Given the 2011 remake spawned its own direct-to-video sequel there are two Fright Night II's out there although this one came first. While much beloved by some the original Fright Night was arguably a great special effects reel in search of a great movie. Hampered by a profoundly muddled outsider subtext and grating supporting performances (Stephen Geoffreys mercifully declined to return as 'Evil Ed' opting for a lead role in Robert Englund's 976-EVIL (1988)) it failed to subvert or satirize vampires the way The Howling (1980) did with werewolves. Yet both original Fright Night films remain key texts in the evolution of the vampire from a classical to contemporary horror archetype and sowed the seeds for ideas that reached full bloom in Joss Whedon's far superior Buffy the Vampire Slayer television series.
Interestingly both films were directed by established horror writers. The sequel swaps Tom Holland for regular John Carpenter collaborator Tommy Lee Wallace. He already had one horror sequel to his name with Halloween III: Season of the Witch (1983) and went on to direct Vampires: Los Muertos (2002), the follow-up to Carpenter's lacklustre Vampires (1998). Trivia buffs note: he and John Carpenter also co-performed the theme song to Big Trouble in Little China (1986)! Fright Night Part 2 opens with a sepia-tinted montage of the climax to the first film then commits the cardinal sin of all sequels by trying to press the reset button. Yet after establishing this role reversal with Charlie now the non-believer and Peter Vincent the paranoid occult expert, halfway through the film inexplicably switches back to the original set-up! Thereafter the plot replays key motifs (re-staging the dance sequence with the gender roles reversed), serves up potentially interesting but half-formed ideas (Charlie slowly turning into a vampire) while increasingly relying on dream logic or vampire lore to paper over nonsensical plot cracks.

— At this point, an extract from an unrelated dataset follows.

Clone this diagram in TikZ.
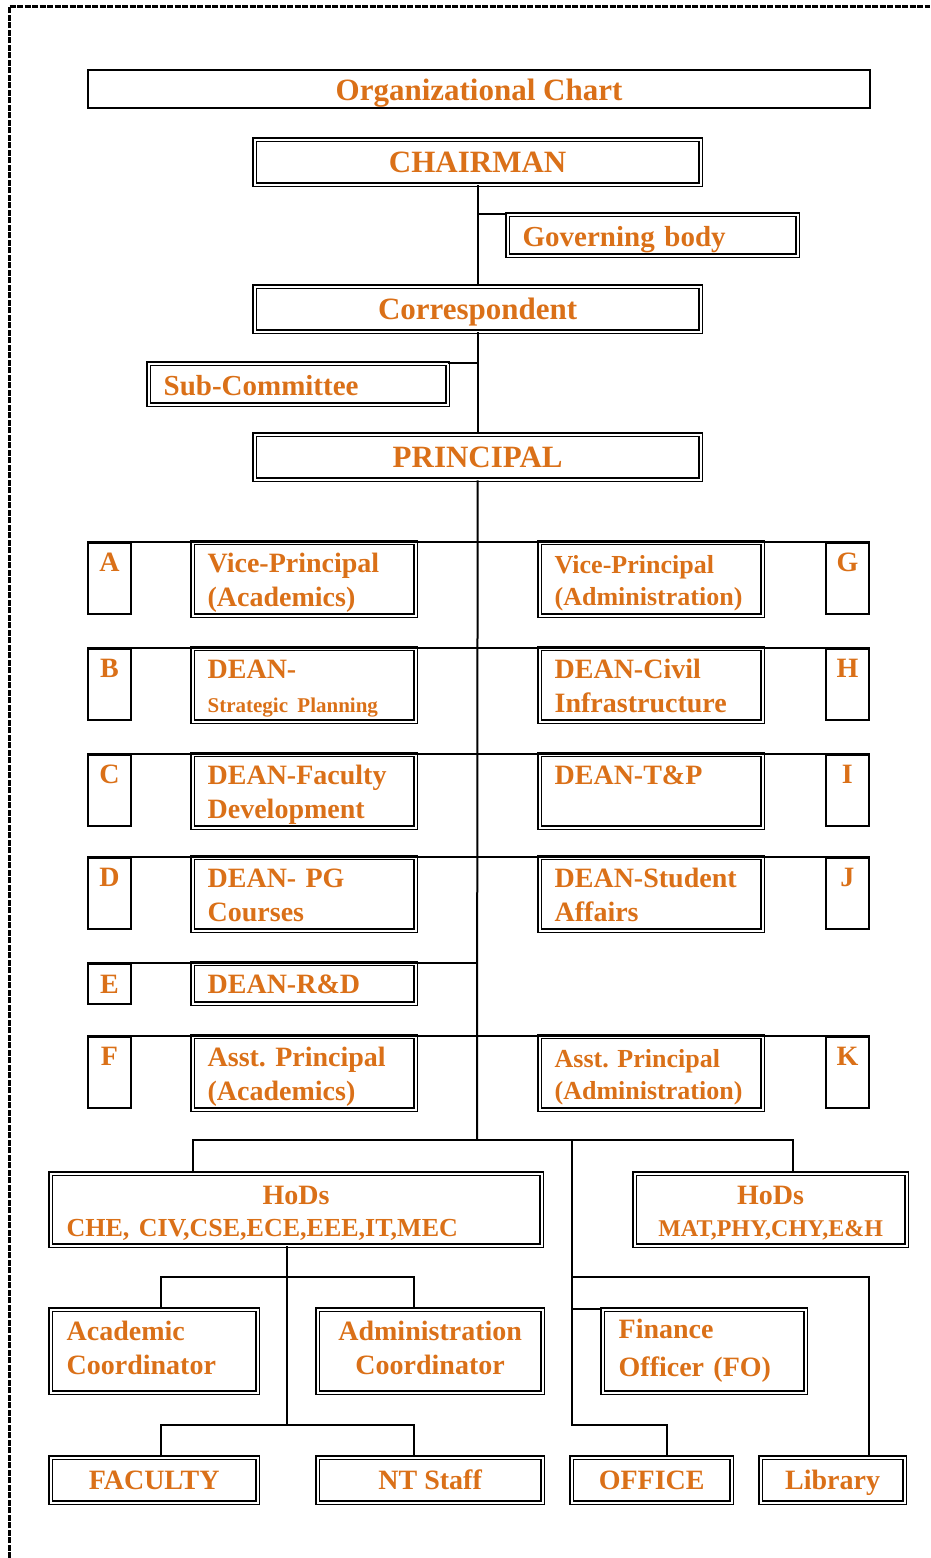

If the theme of the first Fright Night was homoerotic fascination, the sequel deals in sexual frustration. Charlie cannot get to first base with Alex and so proves susceptible to Regine's seductive charm. As before the subtext is muddled at best (girls, make sure you put out lest your boyfriends stray with exotic vampire women) and Charlie comes across a smarmier, less likeable hero this time around. Maybe it's the mullet. Fortunately good old Roddy McDowall carves a thick but delicious slice of ham that, for fans of old school horror, is hard to resist. Also of interest is new addition Traci Lind who improves on her awkward predecessor Amanda Bearse as a smarter, quirkier, more interesting heroine. This time it is the girlfriend who must save the hero from the vampire's influence. She still cowers behind Charlie when it is time to slay the undead but it is a step closer to Buffy. There are annoyingly dumb moments like the bowling sequence and Regine's inane interpretive dance as the new host of the Fright Night show. How does she appear on television when she casts no shadow? Yet the effects laden, vampire slaying third act proves as fun as before. Fans of Napoleon Dynamite (2004) should look out for future Uncle Rico Jon Gries as a goofy werewolf minion. Wallace racks up the atmosphere with his prowling camera and suffuses the film in that oh-so-Eighties, over-stylized, fog-shrouded MTV ambiance that these days induces a little nostalgia.